Empty space is a void we try to fill. Humanity has tried to fill it with, drugs and alcohol, adrenaline, distraction, chocolate, exercise, meditation, dance, love and the list is endless.
This space. The seemingly emptiness is actually quite full.
Close your eyes...Wait! open them, read the next three paragraphs and pick the one that seems best to you, and then close them..;)
· Imagine you have just finished an incredible yoga class or an intense work out...you know that feeling inside? Like a deep vibration or grounding? That is the space I am talking about.
· Or you are in an incredible Torah class and all the world just seems to light up and make sense! You feel that deep knowing and sense of being alive, vital, in tune.
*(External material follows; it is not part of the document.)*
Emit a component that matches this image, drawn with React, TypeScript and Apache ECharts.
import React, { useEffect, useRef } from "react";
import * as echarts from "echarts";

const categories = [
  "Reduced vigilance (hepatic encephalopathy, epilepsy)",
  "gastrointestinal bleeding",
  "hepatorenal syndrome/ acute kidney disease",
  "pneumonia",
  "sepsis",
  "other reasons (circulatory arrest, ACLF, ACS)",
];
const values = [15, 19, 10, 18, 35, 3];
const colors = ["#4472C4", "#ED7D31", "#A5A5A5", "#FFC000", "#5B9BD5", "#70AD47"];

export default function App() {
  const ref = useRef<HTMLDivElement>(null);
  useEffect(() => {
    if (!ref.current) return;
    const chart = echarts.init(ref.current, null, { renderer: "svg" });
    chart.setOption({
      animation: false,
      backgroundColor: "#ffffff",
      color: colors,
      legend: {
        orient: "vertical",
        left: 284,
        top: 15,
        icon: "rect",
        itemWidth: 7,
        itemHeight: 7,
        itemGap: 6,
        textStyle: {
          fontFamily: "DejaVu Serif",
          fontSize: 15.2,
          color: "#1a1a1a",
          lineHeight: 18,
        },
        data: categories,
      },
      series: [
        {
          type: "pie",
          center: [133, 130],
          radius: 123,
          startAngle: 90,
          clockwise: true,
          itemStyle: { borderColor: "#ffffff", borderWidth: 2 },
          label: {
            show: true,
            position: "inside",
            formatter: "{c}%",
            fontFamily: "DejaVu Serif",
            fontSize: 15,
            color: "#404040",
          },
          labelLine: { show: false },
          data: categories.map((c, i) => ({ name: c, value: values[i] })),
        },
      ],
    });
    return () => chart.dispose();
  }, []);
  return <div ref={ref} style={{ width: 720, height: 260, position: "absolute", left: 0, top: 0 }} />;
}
That is the space as well. I like to call that an ah-ha! moment. A lightbulb moment.
· Another favorite is around a campfire and the embers are settling, you are a bit drowsy and you look up at the stars, the vastness and beauty, the silence except for the crackling of the fire, the profound sense of peace, that all is right in the world, all is connected and that moment a deep sense of grounding and awareness washes over you.
We stand for an elderly sage when they walk in the room. What are we standing for? The wisdom contained within them. That wisdom is accumulation of years and years of connections made with the wisdom of the Torah and the deepness of his soul.
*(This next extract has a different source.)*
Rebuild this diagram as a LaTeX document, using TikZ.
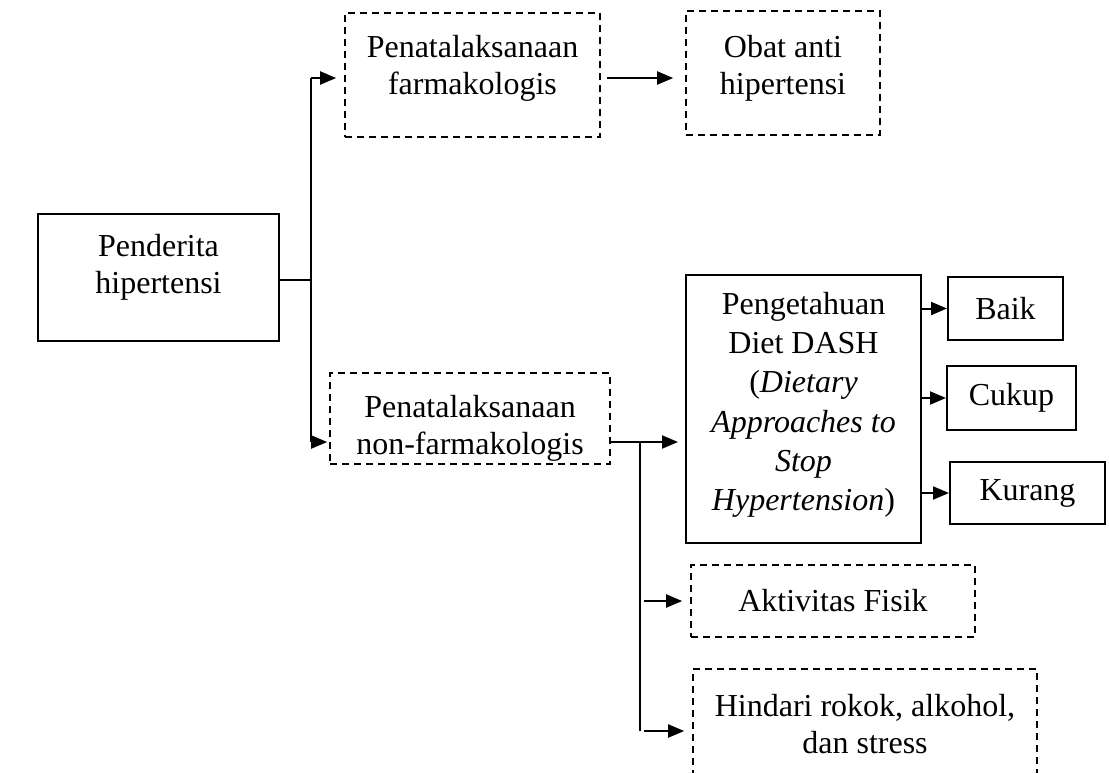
\documentclass[tikz,border=0pt]{standalone}
\usepackage{fontspec}
\setmainfont{Liberation Serif}
\usetikzlibrary{positioning,arrows.meta}

\begin{document}
\begin{tikzpicture}[x=0.5pt, y=-0.5pt,
      box/.style={draw, line width=1pt, inner sep=2pt, align=center, font=\fontsize{16pt}{18.5pt}\selectfont},
      dashbox/.style={box, line width=0.8pt, dash pattern=on 3.5pt off 2.5pt},
      topbox/.style 2 args={inner ysep=0pt, text height=#1, text depth=#2},
      line/.style={line width=1pt},
      arrow/.style={line width=1pt, -{Triangle[length=8pt, width=6.5pt]}}
    ]
      \clip (0,0) rectangle (1109,772);
      \node[box, topbox={39.5pt}{24pt}, minimum width=120.5pt] (pasien) at (158.5,277.5) {Penderita\\hipertensi};
      \node[dashbox, topbox={40.5pt}{21.5pt}, minimum width=127.5pt] (farma) at (472.5,75) {Penatalaksanaan\\farmakologis};
      \node[dashbox, topbox={41.5pt}{20.5pt}, minimum width=97pt] (obat) at (783,73) {Obat anti\\hipertensi};
      \node[dashbox, topbox={40.5pt}{5pt}, minimum width=140pt] (nonfarma) at (470,418.5) {Penatalaksanaan\\non-farmakologis};
      \node[box, topbox={118pt}{16pt}, minimum width=117.5pt, font=\fontsize{16pt}{19.6pt}\selectfont] (dash) at (803.5,408.5) {Pengetahuan\\Diet DASH\\(\textit{Dietary}\\\textit{Approaches to}\\\textit{Stop}\\\textit{Hypertension})};
      \node[box, minimum width=57.5pt, minimum height=31.5pt] (baik) at (1005.5,308.5) {Baik};
      \node[box, minimum width=64.5pt, minimum height=32pt] (cukup) at (1011.5,398) {Cukup};
      \node[box, minimum width=77.5pt, minimum height=31pt] (kurang) at (1027.5,493) {Kurang};
      \node[dashbox, minimum width=142pt, minimum height=36pt] (aktivitas) at (833,601) {Aktivitas Fisik};
      \node[dashbox, topbox={42pt}{13.5pt}, minimum width=172pt] (hindari) at (865,724.5) {Hindari rokok, alkohol,\\dan stress};
      \coordinate (ta) at (311,78);
      \coordinate (tb) at (311,442);
      \coordinate (na) at (640,442);
      \coordinate (nb) at (640,731);
      \draw[line] (pasien.east |- 0,280) -- (ta |- 0,280);
      \draw[line] (ta) -- (tb);
      \draw[arrow, shorten >=4pt] (ta) -- (farma.west |- ta);
      \draw[arrow, shorten >=1pt] (tb) -- (nonfarma.west |- tb);
      \draw[arrow, shorten <=3pt, shorten >=6pt] (farma.east |- ta) -- (obat.west |- ta);
      \draw[arrow, shorten >=3.5pt] (nonfarma.east |- na) -- (dash.west |- na);
      \draw[line] (na) -- (nb);
      \draw[arrow, shorten <=2pt, shorten >=4pt] (na |- aktivitas) -- (aktivitas.west);
      \draw[arrow, shorten <=2pt, shorten >=4pt] (nb) -- (hindari.west |- nb);
      \draw[arrow] (dash.east |- baik) -- (baik.west);
      \draw[arrow] (dash.east |- cukup) -- (cukup.west);
      \draw[arrow] (dash.east |- kurang) -- (kurang.west);
    \end{tikzpicture}
\end{document}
G-d in a sense pulled back to create space for this world. How does G-d pull back? In a relationship, which our Creator has made available to us, there is a space between the two, that space is filled when each reaches out to the other and fills, or closes the gap. That emptiness is the location of the relationship itself.
God breathed life into humankind through his nostrils. Neshama, the Hebrew word for the soul means breath. Another term for soul is Ruach Nefesh the wind of the soul.
It always confused me why would GD enter our soul, life force from the nose? When someone sneezes we say bless you ..why? Because ancient beliefs thought the life force left one through the nose!
Smell is one thing you can't quantify. It is not tangible. There are many stories in the Torah of sages saying they passed a place and smelled Gan Eden (the Garden of Eden, Heaven).
Wind, Ruach is also an analogy for G-D. You can't see wind. You can see its effect as the leaves blow, but you can't see the wind itself.
Those powerful moments I just described earlier. Each, even the painful ones, led to the same place. Our core, deep self. A self that is connected to the divine. In truth our Neshama is a gift and a portion of G-D.
Wednesday is the one day of the week that is furthest from Shabbat. It is known as a dark day, or the Jewish Monday. My Rebbitzin taught us that on Wednesday you are supposed to start one thing for Shabbat to begin to reconnect. I always need an extra pick-me-up on that day, and starting something for Shabbat, now matter how small, always helps.
In any successful relationship, especially a marriage, giving is not 50/50, it is 100/100. However G-D said to us, “Give me the opening the eye of the needle and through it I will give you worlds.” G-D makes for a pretty epic partner that way.
Another great way to connect is through gratitude. When all help seems lost, I start a mantra in my head of all that is still left. You can start at the top of your head and go down and then outwards. Our sight, hearing, smell, taste.....and outwards, our family, community......the list expands out towards G-D.
I bless us all to tap into that deep grounding and comforting space within. That we each take one small step towards our Creator and be showered with the blessings that we have.